Wulff não se manifestou sobre as acusações de ameaça a Diekmann. Ele ainda tenta justificar o empréstimo para a compra de sua casa quando ainda era governador do estado da Baixa Saxônia. Wulff também ainda não respondeu às acusações de que teria sido favorecido por um banco do estado de Baden-Württemberg, que lhe concedeu um empréstimo a juros mais baixos do que os de mercado para pagar o financiamento recebido de Geerkens. Até agora, o gabinete presidencial limitou-se apenas a garantir que Christian Wulff "valoriza a liberdade de imprensa" e que não comenta mensagens ou conversas particulares feitas pelo presidente por telefone.
Com os novos desdobramentos, aumenta a pressão política sobre Wulff. O partido Social-Democrata (SPD), da oposição, exige esclarecimentos da parte do presidente alemão. A tentativa de esconder informações desfavoráveis é "indigna" ao cargo, disse o vice-líder da bancada no Parlamento, Hubertus Heil. "Isso tudo não é bom, e o prejudica como pessoa e também a Presidência", criticou a secretária executiva dos verdes, Steffi Lemke.
A Associação de Jornalistas da Alemanha mostrou-se indignada com as acusações de ameaça ao Bild. Para o presidente da entidade, Michael Konken, personalidades públicas precisam aceitar que a publicação de informações desfavoráveis a elas faz parte da liberdade de opinião. Já o Conselho de Imprensa alemão classificou o caso Wulff como "inquietante".
Os principais jornais alemães dão destaque ao tema.
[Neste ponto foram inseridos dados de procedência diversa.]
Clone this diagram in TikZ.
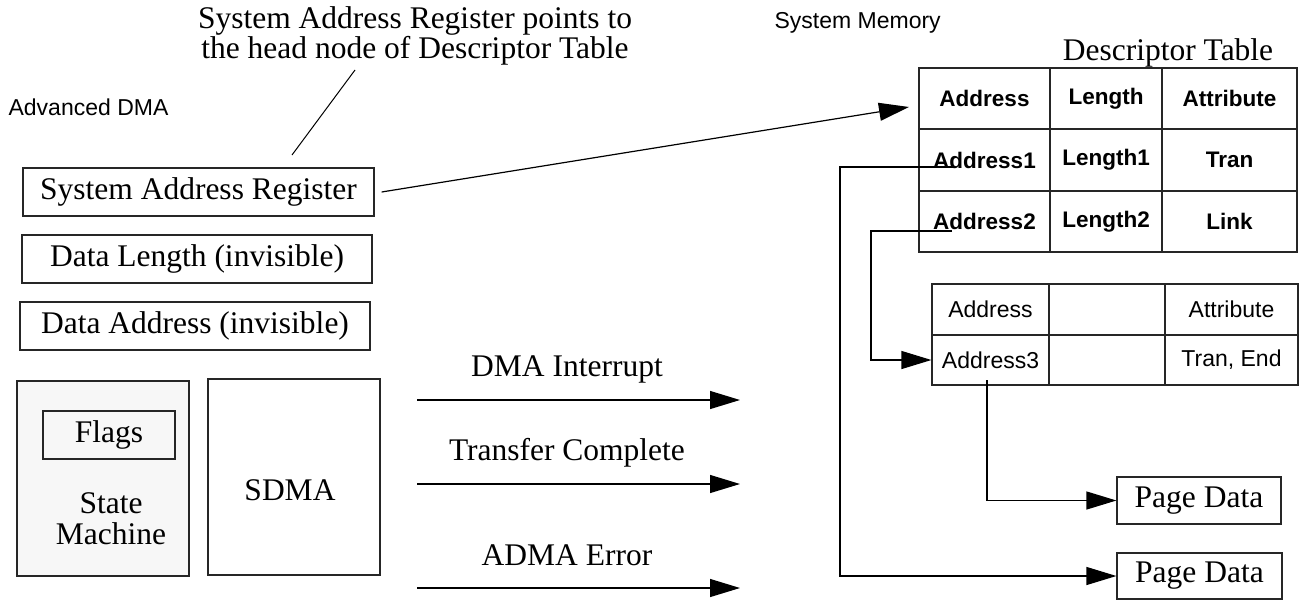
\documentclass[tikz,border=0pt]{standalone}
\usepackage{fontspec}
\setmainfont{Liberation Serif}
\setsansfont{Liberation Sans}
\usetikzlibrary{arrows.meta}
\begin{document}
\begin{tikzpicture}[x=1pt,y=-1pt,
  line width=1.2pt,
  serif/.style={font=\fontsize{31.5}{31}\selectfont},
  box/.style={draw=black!85, line width=1.2pt, inner sep=0pt, serif},
  cellb/.style={draw=black!85, line width=1.2pt, inner sep=0pt, font=\sffamily\bfseries\fontsize{22.5}{26}\selectfont},
  cellr/.style={draw=black!85, line width=1.2pt, inner sep=0pt, font=\sffamily\fontsize{23}{26}\selectfont},
  sanslabel/.style={inner sep=0pt, font=\sffamily\fontsize{23}{26}\selectfont},
  arr/.style={-{Triangle[length=30pt,width=18pt]}, line width=1.2pt},
  lead/.style={line width=1pt}
]
\useasboundingbox (0,0) rectangle (1299,600);

% titles
\node[sanslabel, anchor=west] (adma) at (8,107) {Advanced DMA};
\node[sanslabel, anchor=base west] (smem) at (774,28) {System Memory};
\node[serif, anchor=base, inner sep=0pt] (dtab) at (1168,60) {Descriptor Table};
\node[align=center, anchor=base, inner sep=0pt, font=\fontsize{31.5}{27}\selectfont] (note) at (415,58)
  {System Address Register points to\\the head node of Descriptor Table};

% left registers
\node[box, minimum width=351pt, minimum height=48pt] (sar) at (198.5,192) {System Address Register};
\node[box, minimum width=350pt, minimum height=48pt] (dlen) at (197,259) {Data Length (invisible)};
\node[box, minimum width=350pt, minimum height=48pt] (dadr) at (195,326) {Data Address (invisible)};

% state machine and SDMA
\node[box, fill=black!3, minimum width=172pt, minimum height=195pt] (sm) at (103,478.5) {};
\node[box, minimum width=132pt, minimum height=48pt] (flags) at (109,435) {Flags};
\node[serif, align=center, inner sep=0pt] (smT) at (111,519) {State\\Machine};
\node[box, minimum width=172pt, minimum height=196pt] (sdma) at (294,477) {};
\node[serif, inner sep=0pt] (sdmaT) at (290,490) {SDMA};

% leader line
\coordinate (ldTop) at (355,70);
\coordinate (ldBot) at (292,155);
\draw[lead] (ldTop) -- (ldBot);

% descriptor table
\node[cellb, minimum width=131pt, minimum height=61pt] (h1) at (984.5,98.5) {Address};
\node[cellb, minimum width=112pt, minimum height=61pt] (h2) at (1106,98.5) {Length};
\node[cellb, minimum width=135pt, minimum height=61pt] (h3) at (1229.5,98.5) {Attribute};
\node[cellb, minimum width=131pt, minimum height=62pt] (r1a) at (984.5,160) {Address1};
\node[cellb, minimum width=112pt, minimum height=62pt] (r1b) at (1106,160) {Length1};
\node[cellb, minimum width=135pt, minimum height=62pt] (r1c) at (1229.5,160) {Tran};
\node[cellb, minimum width=131pt, minimum height=61pt] (r2a) at (984.5,221.5) {Address2};
\node[cellb, minimum width=112pt, minimum height=61pt] (r2b) at (1106,221.5) {Length2};
\node[cellb, minimum width=135pt, minimum height=61pt] (r2c) at (1229.5,221.5) {Link};

% second table
\node[cellr, minimum width=117pt, minimum height=51pt] (u11) at (990.5,309.5) {Address};
\node[cellr, minimum width=116pt, minimum height=51pt] (u12) at (1107,309.5) {};
\node[cellr, minimum width=133pt, minimum height=51pt] (u13) at (1231.5,309.5) {Attribute};
\node[cellr, minimum width=117pt, minimum height=50pt] (u21) at (990.5,360) {Address3};
\node[cellr, minimum width=116pt, minimum height=50pt] (u22) at (1107,360) {};
\node[cellr, minimum width=133pt, minimum height=50pt] (u23) at (1231.5,360) {Tran, End};

% page data
\node[box, minimum width=164pt, minimum height=47pt] (pd1) at (1199,500.5) {Page Data};
\node[box, minimum width=165pt, minimum height=46pt] (pd2) at (1199.5,576) {Page Data};

% connectors
\coordinate (dtIn) at (909,107);
\draw[arr] ([xshift=7pt]sar.east) -- (dtIn);
\coordinate (a1) at (953,167);
\coordinate (a1turn) at (840,167);
\draw[arr] (a1) -- (a1turn) |- (pd2.west);
\coordinate (a2) at (952,231);
\coordinate (a2turn) at (871,231);
\draw[arr] (a2) -- (a2turn) |- (u21.west);
\coordinate (a3) at (987,380);
\draw[arr] (a3) |- (pd1.west);

% outputs
\coordinate (o1s) at (417,400); \coordinate (o1e) at (740,400);
\coordinate (o2s) at (417,484); \coordinate (o2e) at (740,484);
\coordinate (o3s) at (417,588); \coordinate (o3e) at (740,588);
\draw[arr] (o1s) -- (o1e);
\draw[arr] (o2s) -- (o2e);
\draw[arr] (o3s) -- (o3e);
\node[serif, anchor=base, inner sep=0pt] (o1t) at (567,376) {DMA Interrupt};
\node[serif, anchor=base, inner sep=0pt] (o2t) at (567,460) {Transfer Complete};
\node[serif, anchor=base, inner sep=0pt] (o3t) at (567,565) {ADMA Error};
\end{tikzpicture}
\end{document}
O Süddeutsche Zeitung ressaltou que, apesar de o poder de um presidente ser limitado, sua autoridade e credibilidade advêm de seus atos e falas. "Um homem que prega a liberdade de imprensa, mas não a respeita, é um falso presidente". Para o Financial Times Deutschland, um presidente "não precisaria deixar o cargo apenas por ter ocultado a verdade na Assembleia estadual da Baixo Saxônia, ou por ter tirado férias na casa de um amigo empresário, nem mesmo por ter recebido empréstimo imobiliário a juros especialmente baixos". A renúncia também não seria necessária, segundo o jornal, "apenas por suas explicações 'a conta-gotas' sobre as acusações que enfrenta, ou por ter ligado para o editor-chefe do Bild. No entanto, quando se juntam todos os fatos, acaba sendo muito. Sua credibilidade foi afetada pelas escorregadas que deu. Um homem que carrega consigo tudo isso não pode continuar presidente da Alemanha".
"Foi muito bobo da parte dele deixar ameaças na caixa eletrônica do celular do editor-chefe para evitar a publicação de informações sobre seu nefasto empréstimo. Isso seria até perdoável. Mas a ameaça em si, a tentativa de impedir o trabalho de um jornal por meio de pressão, isso é indesculpável", escreve o jornal Frankfurter Rundschau.